As regard "realistic", see above.

It surprises me that your server would allow 7 invocations per second
with CGI.pm when you run the whole process, while I found that it
would allow 5 times when only the Perl part is taken into account.
Maybe the server you used is significantly faster. Btw, are you sure
that you captured the compilation time?

Anyway, this is interesting additional info. Thanks, Alan! I suppose
it indicates that, provided that the factor is 2, I would double the
server load by starting to use CGI.pm. The difference appears to be
significant also when you look at it from this angle.

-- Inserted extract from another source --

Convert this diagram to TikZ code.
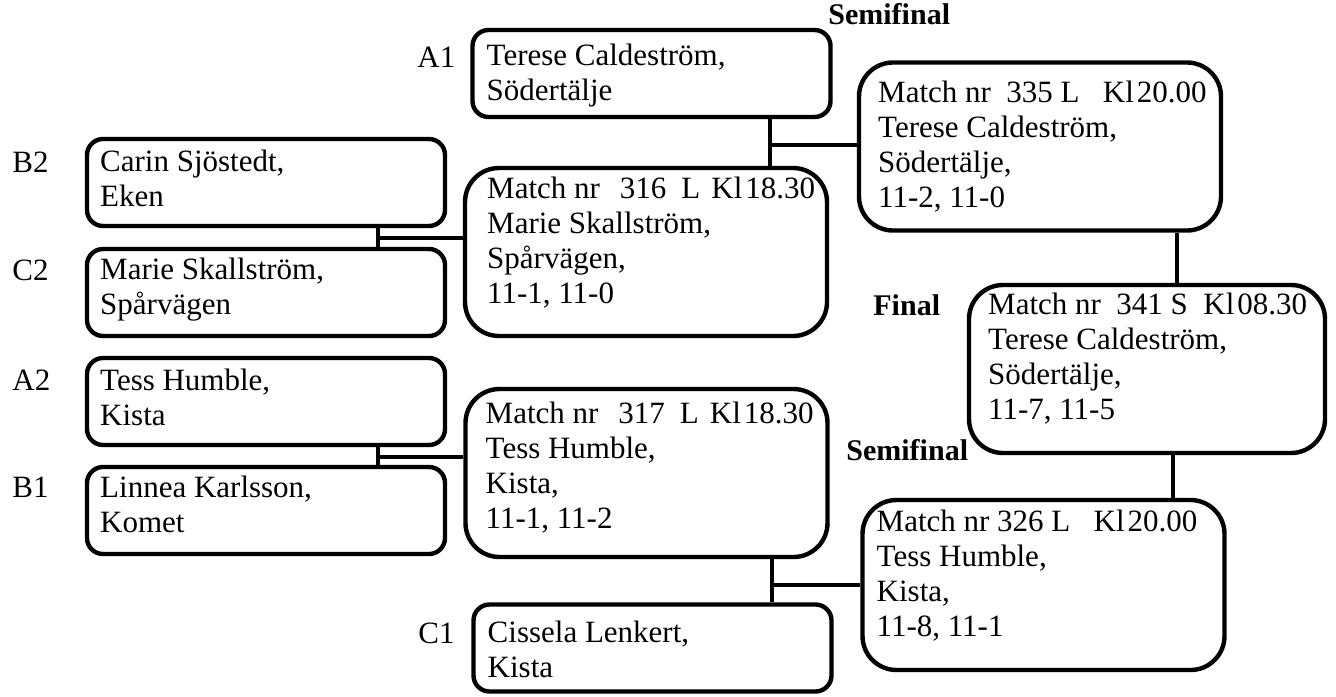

These benchmarks demonstrate that the design of CGI.pm is surprisingly
'expensive'.

> I will concede that any rule can have exceptions. What I usually
> say about CGI.pm is that those who have genuinely got the expertise
> to *not* use CGI.pm will know why they are doing that, and will
> need no advice from me. On the other hand anyone who's in a
> position to seek advice is going to get my best advice (and you
> know what that's going to be, in the overwhelming proportion of
> cases).
>
> I'm clearly aware that CGI.pm is in no way magical - the code
> doesn't do anything that one couldn't just as well code for
> oneself. And the author admits that it's grown too big, and might
> benefit from being modularised. I've found the odd bug in it
> myself on occasion. So this is not the uncritical adulation that
> some trolls accuse us of. Nevertheless, it's overall the best thing
> available for doing CGI in Perl, because the author is actively
> working on it and is actively adapting it to the changing
> situation, to encapsulate the gathered knowledge of browser bugs,
> workarounds etc.
>
> A proportion of extra CPU cycles isn't usually too high a price to
> pay for that. And as we've seen - if it _is_ too high a price to
> pay, then the most productive place to make real savings is
> elsewhere.
>
> Can we call a truce on this, then?

I hear what you say. :) And it makes much sense.

Let me try to summarize my view on it out from a different angle:

Good advice is a good thing, and using Perl modules is a convenient
way to reuse code. Personally I use several modules, but when I'm able
to do something with just a couple of lines of Perl code, I sometimes
do so instead of loading hundreds of lines of code by using a module.
I don't feel that I risk getting bashed for doing so, and nobody
demands that I *prove* that my choices are right.

That is, there is one exception: The 'sacred cow' CGI.pm. Even if you
say that "the code doesn't do anything that one couldn't just as well
code for oneself" and "it's grown too big", your reasoning above
presupposes that you are able to explicitly justify your decision if
you choose to not use CGI.pm for parsing CGI data. That makes little
sense to me. The presumption that people don't know what they are
doing if they don't use CGI.pm is patronizing.

If the explanation is the security implications with CGI, I'd like to
see the focus moved to the desirable that you

- *learn* about the implied risks with CGI scripts,

- don't use code copied from random sources if you don't understand
how it works,

- carefully consider the risks with your own applications, and
validate the data accordingly, and

- enable taint mode.

I feel that these things, which I take for granted that we can agree
upon, tend to be forgotten in the 'campaign' for using CGI.pm.